Do Ramsey idempotent ultrafilters exist?

I was studying idempotent ultrafilters when I saw that no principal ultrafilter could ever be idempotent, because $\left\langle n \right\rangle \oplus \left\langle n \right\rangle = \left\langle 2n \right\rangle$.

A Ramsey ultrafilter is, by definition, never principal, so the question that arose to me was: do Ramsey idempotent ultrafilters exist?

First some explanation:

One of the characterisations of an ultrafilter to be Ramsey is:
For every partition $\{X_i \mid i \in \mathbb{N} \}$ where $X_i \notin \mathcal{F}$ for every $i \in \mathbb{N} $, there exists $X \in \mathcal{F}$ such that $\lvert X \cap X_i \rvert \leq 1$ for every $ i \in \mathbb{N} $.

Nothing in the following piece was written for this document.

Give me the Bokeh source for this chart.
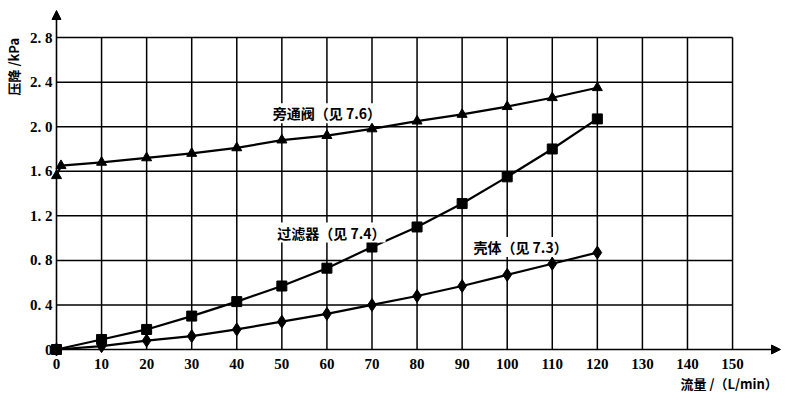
import math
from bokeh.plotting import figure
from bokeh.models import Label, Arrow, NormalHead
from bokeh.core.properties import value
from bokeh.embed import file_html
from bokeh.resources import INLINE

# ---- data ----
x_ticks = [0, 10, 20, 30, 40, 50, 60, 70, 80, 90, 100, 110, 120, 130, 140, 150]
x_tick_labels = ["0", "10", "20", "30", "40", "50", "60", "70", "80", "90", "100", "110", "120", "130", "140", "150"]
y_ticks = [0, 0.4, 0.8, 1.2, 1.6, 2.0, 2.4, 2.8]
y_tick_labels = ["0", "0. 4", "0. 8", "1. 2", "1. 6", "2. 0", "2. 4", "2. 8"]

bypass_x = [0, 1, 10, 20, 30, 40, 50, 60, 70, 80, 90, 100, 110, 120]
bypass_y = [1.56, 1.65, 1.68, 1.72, 1.76, 1.81, 1.88, 1.92, 1.98, 2.05, 2.11, 2.18, 2.26, 2.35]

flow = [0, 10, 20, 30, 40, 50, 60, 70, 80, 90, 100, 110, 120]
filter_y = [0, 0.09, 0.18, 0.30, 0.43, 0.57, 0.73, 0.92, 1.10, 1.31, 1.55, 1.80, 2.07]
body_y = [0, 0.03, 0.08, 0.12, 0.18, 0.25, 0.32, 0.40, 0.48, 0.57, 0.67, 0.77, 0.87]

label_bypass = "旁通阀（见 7.6）"
label_filter = "过滤器（见 7.4）"
label_body = "壳体（见 7.3）"
y_title = "压降 /kPa"
x_title = "流量 /（L/min）"

CJK = "Noto Sans CJK SC"
SERIF = "Liberation Serif"

# pixel scale: 0 -> px 56, 1 unit x = 4.507 px ; 0 -> py 349, 1 unit y = 111.4 px
W, H = 784, 392
sx, sy = 4.507, 111.4
x0px, y0px = 56, 349
x_rng = (-x0px / sx, (W - x0px) / sx)
y_rng = (-(H - y0px) / sy, y0px / sy)

p = figure(width=W, height=H, output_backend="svg", toolbar_location=None,
           x_range=x_rng, y_range=y_rng, min_border=0)
p.outline_line_color = None
p.axis.visible = False
p.xgrid.visible = False
p.ygrid.visible = False
p.background_fill_color = "white"

xmax = x_ticks[-1]
ymax = y_ticks[-1]
nx = len(x_ticks) - 1
ny = len(y_ticks) - 1
# grid bounded to 150 / 2.8
p.segment(x0=x_ticks[1:], y0=[0] * nx, x1=x_ticks[1:], y1=[ymax] * nx,
          line_color="black", line_width=1.5)
p.segment(x0=[0] * ny, y0=y_ticks[1:], x1=[xmax] * ny, y1=y_ticks[1:],
          line_color="black", line_width=1.5)

# axes with arrow heads
x_arrow_end = (780 - x0px) / sx
y_arrow_end = (y0px - 10) / sy
p.add_layout(Arrow(end=NormalHead(size=9, fill_color="black", line_color="black"),
                   x_start=0, y_start=0, x_end=x_arrow_end, y_end=0,
                   line_color="black", line_width=1.6))
p.add_layout(Arrow(end=NormalHead(size=9, fill_color="black", line_color="black"),
                   x_start=0, y_start=0, x_end=0, y_end=y_arrow_end,
                   line_color="black", line_width=1.6))

# tick labels
p.text(x=x_ticks, y=[0] * len(x_ticks), text=x_tick_labels, y_offset=14,
       text_font=value(SERIF), text_font_style="bold", text_font_size="15px",
       text_align="center", text_baseline="middle", text_color="black")
p.text(x=[0] * len(y_ticks), y=y_ticks, text=y_tick_labels, x_offset=-4,
       text_font=value(SERIF), text_font_style="bold", text_font_size="15px",
       text_align="right", text_baseline="middle", text_color="black")

# series
p.line(bypass_x, bypass_y, line_color="black", line_width=2.2)
p.scatter(bypass_x, bypass_y, marker="triangle", size=10, color="black")

p.line(flow, filter_y, line_color="black", line_width=2.2)
p.scatter(flow, filter_y, marker="square", size=10, color="black")

p.line(flow, body_y, line_color="black", line_width=2.2)
p.scatter(flow, body_y, marker="diamond", size=13, color="black")

# labels
def lab(x, y, text, size="14px", **kw):
    p.add_layout(Label(x=x, y=y, text=text, text_font=CJK, text_font_size=size,
                       text_font_style="bold", text_color="black",
                       text_baseline="middle", **kw))

lab(48, 2.12, label_bypass, background_fill_color="white")
lab(49, 1.05, label_filter, background_fill_color="white")
lab(92.5, 0.92, label_body, background_fill_color="white")

lab((13 - x0px) / sx, (y0px - 95) / sy, y_title, size="13px", angle=math.pi / 2, text_align="left")
lab((680 - x0px) / sx, (y0px - 383) / sy, x_title, size="13px", text_align="left")

open("out.html", "w").write(file_html(p, INLINE))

An ultrafilter is called idempotent if $U \oplus U = U$, where
$U \oplus V = \{ A \subset \mathbb{N} \mid \{ m \in \mathbb{N} \mid A – m \in V \} \in U \}$ and $A – m = \{ n \in \mathbb{N} \mid m + n \in A \}$

(I was trying to construct a partition of $\mathbb{N}$ of infinitely many finite pieces, such that if I get an $ A \in \mathcal{U}$ that satisfies $\lvert X \cap X_i \rvert \leq 1$ for every $ i \in \mathbb{N} $, $A$ can not be an element of $ U \oplus U$ but I did not succeed).

I have a strong feeling that a Ramsey ultrafilter cannot be idempotent, but ‘a strong feeling’ is not a proof. Maybe someone can help me thinking about the subject? Do there exists proofs of the form I was trying to make it? Or maybe what I want to prove is not true? Can someone recommend literature about this subject or is it just irrelevant what I’m trying to do?

Thanks in advance!

Solutions Collecting From Web of "Do Ramsey idempotent ultrafilters exist?"

The question seems (at least to some extent) to be answered in comments, so I am posting what was said in comments as a CW-answer.


From the above comment by Shawn Henry:
Ramsey ultrafilters are not idempotent. A nice topological proof can be put together from the material in section 5 of this paper of Blass: http://www.math.lsa.umich.edu/~ablass/ufdyn.pdf

First since $\mathcal U+\mathcal V=\operatorname{{\mathcal U}-lim}_n (n+\mathcal V)$, while P-points are, in view of their topological description, never limit points of a countable set of other ultrafilters, it follows that no P-point can be of the form $\mathcal U+\mathcal V$ with non-principal $\mathcal U$ and $\mathcal V$. In particular, no P-point can be recurrent. So the family of P-points and, a fortiori, the subfamily of selective ultrafilters are disjoint from the families of ultrafilters studied in the preceding sections (recurrent, idempotent, etc.).